The problem is the virus is thought to have needed 20 - 50 years in an intermediate host species to evolve the binding site sequence from a bat virus origin. That host species must have very similar ACE2 proteins as human proteins. And the virus still needs that cleavage site (a matter a avoided in the earlier article by Anderson).
This is why I say the lab origin hypothesis is more parsimonious than the natural origin hypothesis.
It is still possible that it had a natural origin, but the lab origin seems more plausible, all things considered.

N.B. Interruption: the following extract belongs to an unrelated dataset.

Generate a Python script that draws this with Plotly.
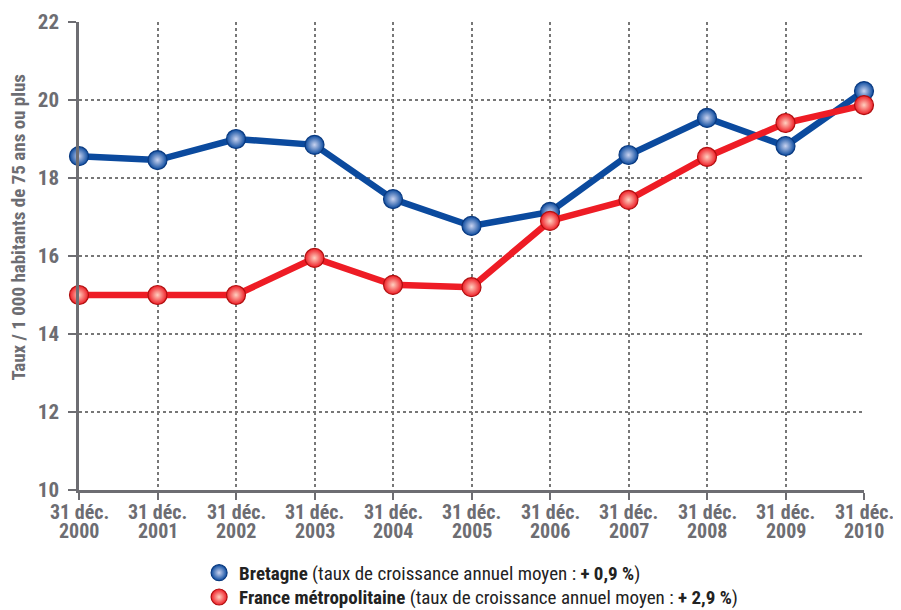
import plotly.graph_objects as go

years = [2000, 2001, 2002, 2003, 2004, 2005, 2006, 2007, 2008, 2009, 2010]
tick_line1 = ["31 déc."] * len(years)
tick_line2 = [str(y) for y in years]
bretagne = [18.56, 18.46, 19.0, 18.85, 17.46, 16.77, 17.13, 18.59, 19.54, 18.82, 20.23]
france = [15.0, 15.0, 15.0, 15.95, 15.26, 15.2, 16.9, 17.44, 18.54, 19.41, 19.87]
y_ticks = [10, 12, 14, 16, 18, 20, 22]

FONT = "Liberation Sans Narrow, Roboto Condensed, Liberation Sans, sans-serif"
GREY = "#6d6d72"
BLUE = "#0b4a9e"
RED = "#ee1c25"

fig = go.Figure()

def add_series(vals, color, dark, light, name, legend):
    fig.add_trace(go.Scatter(
        x=years, y=vals, mode="lines+markers", cliponaxis=False, showlegend=False,
        line=dict(color=color, width=6.5),
        marker=dict(size=19, color=color, line=dict(color=dark, width=1.2),
                    gradient=dict(type="radial", color=light)),
    ))
    fig.add_trace(go.Scatter(
        x=[None], y=[None], mode="markers", name=name, showlegend=True, legend=legend,
        marker=dict(size=18, color=color, line=dict(color=dark, width=1.2),
                    gradient=dict(type="radial", color=light)),
    ))

add_series(bretagne, BLUE, "#0a3a80", "#c9d3f0",
           "<b>Bretagne</b> (taux de croissance annuel moyen : <b>+ 0,9 %</b>)", "legend")
add_series(france, RED, "#b01010", "#ffd0c0",
           "<b>France métropolitaine</b> (taux de croissance annuel moyen : <b>+ 2,9 %</b>)", "legend2")

annotations = [dict(
    text="<b>Taux / 1 000 habitants de 75 ans ou plus</b>",
    xref="paper", yref="paper", x=-0.077, y=0.56, textangle=-90,
    showarrow=False, font=dict(family=FONT, size=19, color=GREY),
    xanchor="center", yanchor="middle")]
for yr, l1, l2 in zip(years, tick_line1, tick_line2):
    annotations.append(dict(text="<b>%s</b>" % l1, x=yr, xref="x", y=0, yref="paper",
                            yshift=-22, showarrow=False, xanchor="center", yanchor="middle",
                            font=dict(family=FONT, size=20, color=GREY)))
    annotations.append(dict(text="<b>%s</b>" % l2, x=yr, xref="x", y=0, yref="paper",
                            yshift=-41, showarrow=False, xanchor="center", yanchor="middle",
                            font=dict(family=FONT, size=20, color=GREY)))

leg_common = dict(x=0.153, xanchor="left", yanchor="middle", orientation="v",
                  font=dict(family=FONT, size=19, color="#222222"),
                  itemwidth=30, bgcolor="rgba(0,0,0,0)")

# page body has an 8px margin: figure is offset by 8px in the window
fig.update_layout(
    width=893, height=602,
    margin=dict(l=71, r=37, t=14, b=120, autoexpand=False),
    paper_bgcolor="white", plot_bgcolor="white",
    font=dict(family=FONT, color=GREY, size=16),
    legend=dict(y=-0.177, **leg_common),
    legend2=dict(y=-0.229, **leg_common),
    annotations=annotations,
)

fig.update_xaxes(
    range=[2000, 2010], tickvals=years, showticklabels=False,
    showgrid=True, gridcolor="#777777", griddash="dot", gridwidth=1.5,
    showline=True, linecolor=GREY, linewidth=2.5, automargin=False,
    ticks="outside", ticklen=7, tickcolor=GREY, tickwidth=2,
    zeroline=False,
)
fig.update_yaxes(
    range=[10, 22], tickvals=y_ticks, ticktext=["<b>%d</b>" % v for v in y_ticks],
    showgrid=True, gridcolor="#777777", griddash="dot", gridwidth=1.5,
    showline=True, linecolor=GREY, linewidth=2.5, automargin=False,
    ticks="outside", ticklen=8, tickcolor=GREY, tickwidth=2, ticklabelstandoff=5,
    tickfont=dict(family=FONT, size=21, color=GREY),
    zeroline=False,
)

fig.write_html("out.html")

Of course this would be an enormous scandal. Think of the headlines: “Genetically Engineered Virus escapes lab and kills over 200,000 people”.
Having said all of this, you can still accuse anyone of claiming the virus is a bio weapon to be a conspiracy theorist. There is nothing I have seen yet that suggests anything other than this is due to scientists being twats. The research field, as @late might be able to attest, is very competitive.
So we need to ban two things. One is banning live exotic animals in wet markets (they create an ideal environment for introducing zoonotic disease) and the second is banning gain of function research on such diseases.